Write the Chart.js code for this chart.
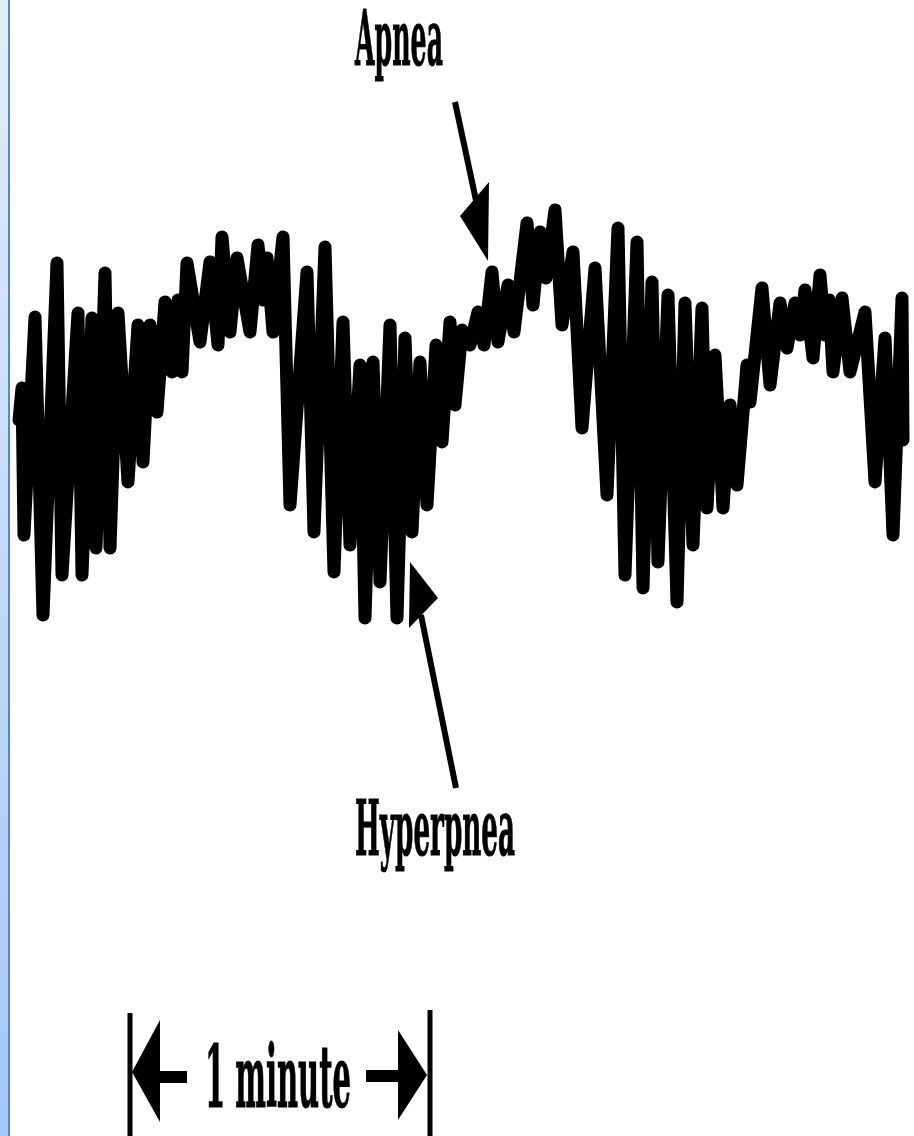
<!DOCTYPE html>
<html>
<head>
<meta charset="utf-8">
<script src="https://cdn.jsdelivr.net/npm/chart.js@4.4.1/dist/chart.umd.min.js"></script>
<style>
  html, body { margin: 0; padding: 0; background: #fff; }
  #wrap { position: relative; width: 914px; height: 1136px; }
  #edge { position: absolute; left: 0; top: 0; width: 8px; height: 1136px;
          background: linear-gradient(#e2ecfb, #a6c6f6); border-right: 2px solid #5b86cf; }
</style>
</head>
<body>
<div id="wrap">
  <canvas id="breathChart" width="914" height="1136"></canvas>
  <div id="edge"></div>
</div>
<script>
// breathing trace (time in s, amplitude in arbitrary units)
const timeSec = [0.2,0.8,1.2,3.4,5.0,7.8,8.8,12.0,12.8,14.8,15.6,17.4,18.4,20.0,22.0,24.0,25.0,26.4,27.8,29.4,
  30.8,32.0,32.8,33.8,36.4,38.4,40.0,40.8,42.4,43.8,46.4,48.0,49.0,49.8,51.0,53.0,54.4,57.8,59.2,61.4,
  63.2,65.0,66.4,68.4,69.4,71.0,72.4,74.4,75.8,77.4,78.8,80.4,81.8,83.6,84.8,86.4,87.4,88.8,90.4,92.0,
  93.2,94.8,96.0,98.0,99.2,101.8,103.0,104.4,105.6,107.4,108.8,111.0,112.8,115.4,117.8,120.0,121.4,123.8,125.0,126.8,
  128.0,130.0,131.8,133.4,135.0,136.8,137.8,139.4,141.0,142.4,143.8,145.8,146.4,148.8,150.4,152.4,153.8,155.4,156.4,157.4,
  159.0,160.4,161.4,162.2,163.0,164.8,166.4,169.4,171.4,173.4,175.0,176.8,177.0];
const amplitude = [0,3.2,-11.5,10.3,-19.5,15.7,-15.5,10.7,-15.5,10.2,-12.8,14.7,-12.8,10.7,-6.2,9.5,-4.2,9.5,0.8,11.8,
  4.8,12.0,4.8,15.7,7.8,15.8,7.5,18.3,8.8,16.2,8.8,17.5,12.0,16.2,8.8,18.3,-8.5,14.8,-11.2,17.3,
  -15.2,9.8,-12.5,5.5,-19.8,5.8,-16.2,9.5,-19.8,8.2,-11.2,5.8,-8.5,7.5,-2.2,9.8,1.5,9.0,7.5,10.8,
  7.5,14.8,7.8,13.5,8.8,19.7,11.5,18.8,14.2,21.0,9.5,16.8,-0.8,15.2,-7.5,19.2,-15.5,17.8,-16.8,13.8,
  -14.2,12.5,-18.2,11.7,-12.5,11.2,-8.8,6.5,-8.8,1.5,-6.5,5.5,1.8,13.2,3.5,11.7,7.2,11.7,8.5,13.0,
  6.2,14.5,8.5,12.0,4.8,12.2,4.8,10.8,-6.2,8.2,-11.5,12.2,-2.0];

// scale bar: one minute
const minuteStart = 22.4;
const minuteEnd = 82.4;

const labelApnea = 'Apnea';
const labelHyperpnea = 'Hyperpnea';
const labelMinute = '1 minute';

function fitText(ctx, text, left, baseline, width, capH) {
  ctx.font = 'bold 40px "DejaVu Serif"';
  const w = ctx.measureText(text).width;
  const a = ctx.measureText('H').actualBoundingBoxAscent;
  ctx.save();
  ctx.translate(left, baseline);
  ctx.scale(width / w, capH / a);
  ctx.textBaseline = 'alphabetic';
  ctx.textAlign = 'left';
  ctx.fillStyle = '#000';
  ctx.strokeStyle = '#000';
  ctx.lineWidth = 0.5;
  ctx.fillText(text, 0, 0);
  ctx.strokeText(text, 0, 0);
  ctx.restore();
}

function tri(ctx, pts) {
  ctx.beginPath();
  ctx.moveTo(pts[0][0], pts[0][1]);
  ctx.lineTo(pts[1][0], pts[1][1]);
  ctx.lineTo(pts[2][0], pts[2][1]);
  ctx.closePath();
  ctx.fill();
}

const notes = {
  id: 'notes',
  afterDraw(chart) {
    const ctx = chart.ctx;
    const x = chart.scales.x;
    ctx.save();
    ctx.fillStyle = '#000';
    ctx.strokeStyle = '#000';

    fitText(ctx, labelApnea, 355, 65, 88, 55);
    fitText(ctx, labelHyperpnea, 355, 855, 160, 55);

    // apnea arrow
    ctx.lineWidth = 6;
    ctx.beginPath(); ctx.moveTo(455, 102); ctx.lineTo(477, 205); ctx.stroke();
    tri(ctx, [[460, 216], [489, 182], [488, 261]]);

    // hyperpnea arrow
    ctx.beginPath(); ctx.moveTo(456, 788); ctx.lineTo(421, 615); ctx.stroke();
    tri(ctx, [[410, 562], [438, 598], [409, 628]]);

    // one-minute bar
    const x0 = x.getPixelForValue(minuteStart);
    const x1 = x.getPixelForValue(minuteEnd);
    ctx.lineWidth = 5;
    ctx.beginPath(); ctx.moveTo(x0, 1013); ctx.lineTo(x0, 1136); ctx.stroke();
    ctx.beginPath(); ctx.moveTo(x1, 1010); ctx.lineTo(x1, 1136); ctx.stroke();
    tri(ctx, [[x0 + 2, 1072], [x0 + 30, 1020], [x0 + 30, 1122]]);
    ctx.fillRect(x0 + 28, 1071, 29, 12);
    tri(ctx, [[x1 - 3, 1075], [x1 - 32, 1030], [x1 - 32, 1120]]);
    ctx.fillRect(x1 - 64, 1070, 34, 12);
    fitText(ctx, labelMinute, 205, 1107, 146, 62);

    ctx.restore();
  }
};

const points = timeSec.map((t, i) => ({ x: t, y: amplitude[i] }));

new Chart(document.getElementById('breathChart'), {
  type: 'line',
  data: {
    datasets: [{
      label: 'Respiration',
      data: points,
      borderColor: '#000',
      borderWidth: 13,
      borderJoinStyle: 'round',
      borderCapStyle: 'round',
      pointRadius: 0,
      tension: 0,
      fill: false
    }]
  },
  options: {
    responsive: false,
    animation: false,
    layout: { padding: 0 },
    plugins: { legend: { display: false }, tooltip: { enabled: false } },
    scales: {
      x: { type: 'linear', min: -3.6, max: 179.2, display: false },
      y: { min: -71.6, max: 42, display: false }
    }
  },
  plugins: [notes]
});
</script>
</body>
</html>
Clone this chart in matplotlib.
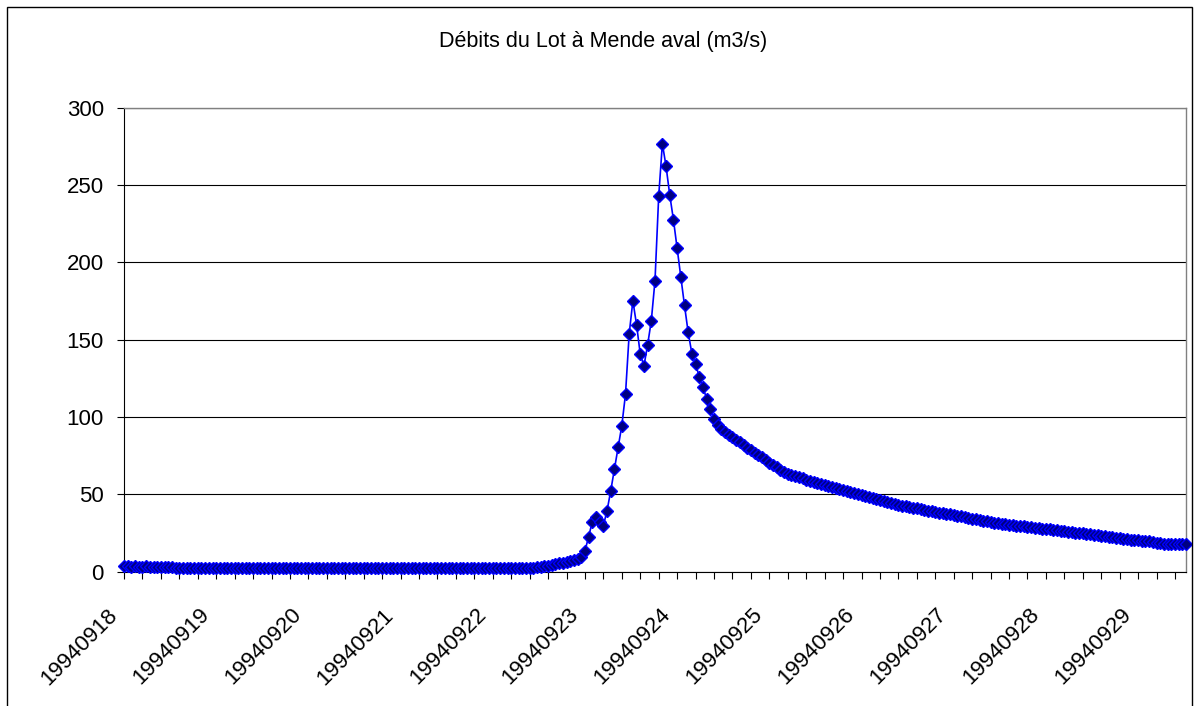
import numpy as np
import matplotlib
matplotlib.use("Agg")
import matplotlib.pyplot as plt
from matplotlib.patches import Rectangle
from matplotlib.transforms import ScaledTranslation

plt.rcParams['font.family'] = ['Liberation Sans', 'DejaVu Sans']

title = "Débits du Lot à Mende aval (m3/s)"

# Hourly discharge (m3/s), one list per day, starting at 00h
q_0918 = [3.3, 3.3, 3.2, 3.3, 3.2, 3.2, 3.3, 3.2, 3.2, 3.2, 3.1, 3.2,
          3.1, 3.1, 2.2, 2.1, 2.1, 2.1, 2.1, 2.1, 2.1, 2.1, 2.1, 2.1]
q_0919 = [2.1, 2.1, 2.1, 2.0, 2.1, 2.1, 2.1, 2.1, 2.0, 2.1, 2.1, 2.1,
          2.1, 2.1, 2.0, 2.1, 2.1, 2.1, 2.1, 2.1, 2.0, 2.1, 2.1, 2.1]
q_0920 = [2.1, 2.1, 2.0, 2.1, 2.1, 2.1, 2.1, 2.1, 2.1, 2.0, 2.1, 2.1,
          2.1, 2.1, 2.1, 2.0, 2.1, 2.1, 2.1, 2.1, 2.1, 2.0, 2.1, 2.1]
q_0921 = [2.1, 2.1, 2.1, 2.1, 2.0, 2.1, 2.1, 2.1, 2.1, 2.1, 2.0, 2.1,
          2.1, 2.1, 2.1, 2.1, 2.0, 2.1, 2.1, 2.1, 2.1, 2.1, 2.0, 2.1]
q_0922 = [2.1, 2.1, 2.1, 2.1, 2.1, 2.1, 2.1, 2.1, 2.1, 2.1, 2.1, 2.1,
          2.1, 2.1, 2.3, 2.5, 2.8, 3.1, 3.4, 3.8, 4.2, 4.8, 5.3, 5.8]
q_0923 = [6.3, 6.8, 7.4, 8.1, 9.2, 13.3, 22.5, 32.3, 35.1, 32.3, 29.7, 39.4,
          52.3, 66.4, 80.8, 94.4, 114.8, 153.8, 175.2, 159.7, 140.7, 133.1, 146.7, 162.4]
q_0924 = [188.3, 242.8, 276.9, 262.2, 243.7, 227.7, 209.1, 190.5, 172.2, 154.7, 141.1, 134.0,
          126.2, 119.3, 111.9, 105.0, 98.8, 94.5, 92.0, 90.3, 88.6, 87.0, 85.3, 83.6]
q_0925 = [81.8, 80.2, 78.6, 77.0, 75.5, 73.8, 72.2, 70.5, 69.0, 67.4, 65.8, 64.3,
          63.0, 62.2, 61.5, 61.0, 60.2, 59.4, 58.7, 58.0, 57.4, 56.8, 56.1, 55.4]
q_0926 = [54.8, 54.1, 53.4, 52.8, 52.2, 51.5, 50.9, 50.1, 49.4, 48.7, 48.0, 47.3,
          46.7, 46.1, 45.5, 45.0, 44.4, 43.8, 43.2, 42.7, 42.2, 41.8, 41.3, 40.8]
q_0927 = [40.3, 39.8, 39.4, 39.0, 38.5, 38.1, 37.7, 37.3, 36.9, 36.4, 36.0, 35.6,
          35.2, 34.8, 34.3, 33.8, 33.4, 32.8, 32.4, 32.1, 31.7, 31.3, 30.9, 30.5]
q_0928 = [30.1, 29.9, 29.7, 29.4, 29.2, 29.0, 28.7, 28.3, 28.0, 27.7, 27.4, 27.2,
          27.0, 26.7, 26.4, 26.1, 25.8, 25.5, 25.2, 24.9, 24.6, 24.4, 24.2, 23.9]
q_0929 = [23.6, 23.3, 22.9, 22.5, 22.2, 21.9, 21.5, 21.2, 20.9, 20.6, 20.4, 20.2,
          20.0, 19.8, 19.5, 19.1, 18.7, 18.3, 18.0, 17.8, 17.7, 17.7, 17.8, 17.8]
q_0930 = [18.0]

flow = (q_0918 + q_0919 + q_0920 + q_0921 + q_0922 + q_0923 + q_0924
        + q_0925 + q_0926 + q_0927 + q_0928 + q_0929 + q_0930)

# Category label of each hourly record: its date
dates = [f"199409{18 + h // 24:02d}" for h in range(len(flow))]

W, H = 1198, 706
fig = plt.figure(figsize=(W / 100, H / 100), dpi=100)
fig.patch.set_facecolor('white')

# Chart frame
fig.add_artist(Rectangle((7 / W, -0.05), (1192 - 7) / W, 1.05 - 7 / H,
                         transform=fig.transFigure, fill=False,
                         edgecolor='black', linewidth=1.0, clip_on=False))

left, right, top, bottom = 124, 1186, 108, 571.5
ax = fig.add_axes([left / W, (H - bottom) / H, (right - left) / W, (bottom - top) / H])

x = np.arange(len(flow))
ax.plot(x, flow, color='#0000ff', linewidth=1.2, marker='D', markersize=5.8,
        markerfacecolor='#000080', markeredgecolor='#0000ff', markeredgewidth=1.0,
        zorder=3, clip_on=False)

ax.set_xlim(0, len(flow) - 1)
ax.set_ylim(0, 300)

# Value axis
ax.set_yticks(np.arange(0, 301, 50))
ax.yaxis.grid(True, color='black', linewidth=0.8)
ax.set_axisbelow(True)
ax.tick_params(axis='y', direction='out', length=5, width=0.8, pad=9.5,
               labelsize=16, colors='black')

# Category axis: a tick every 5 records, a label every 25
label_pos = list(range(0, len(flow), 25))
ax.set_xticks(label_pos)
ax.set_xticklabels([dates[i] for i in label_pos])
ax.set_xticks(range(0, len(flow), 5), minor=True)
ax.tick_params(axis='x', which='both', direction='out', length=5, width=0.8,
               colors='black')
ax.tick_params(axis='x', which='major', labelsize=16, pad=24)
shift = ScaledTranslation(-10 / 100, 0, fig.dpi_scale_trans)
for lab in ax.get_xticklabels():
    lab.set_rotation(45)
    lab.set_ha('right')
    lab.set_va('center')
    lab.set_rotation_mode('anchor')
    lab.set_transform(lab.get_transform() + shift)

for side in ('left', 'bottom'):
    ax.spines[side].set_color('black')
    ax.spines[side].set_linewidth(0.8)
for side in ('top', 'right'):
    ax.spines[side].set_color('#808080')
    ax.spines[side].set_linewidth(1.0)

fig.text(603 / W, 1 - 42 / H, title, ha='center', va='center', fontsize=15.5)

fig.savefig('out.png', dpi=100, facecolor='white')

◇ ◇ ◇ ◇

→ **Stated task**:
Nothing but the lines from the one with "Clone this chart in matplotlib." through the one with "Lot à Mende" should be copied, word for word. Pictures are left out.

→ **Expected answer**:
Clone this chart in matplotlib.
import numpy as np
import matplotlib
matplotlib.use("Agg")
import matplotlib.pyplot as plt
from matplotlib.patches import Rectangle
from matplotlib.transforms import ScaledTranslation

plt.rcParams['font.family'] = ['Liberation Sans', 'DejaVu Sans']

title = "Débits du Lot à Mende aval (m3/s)"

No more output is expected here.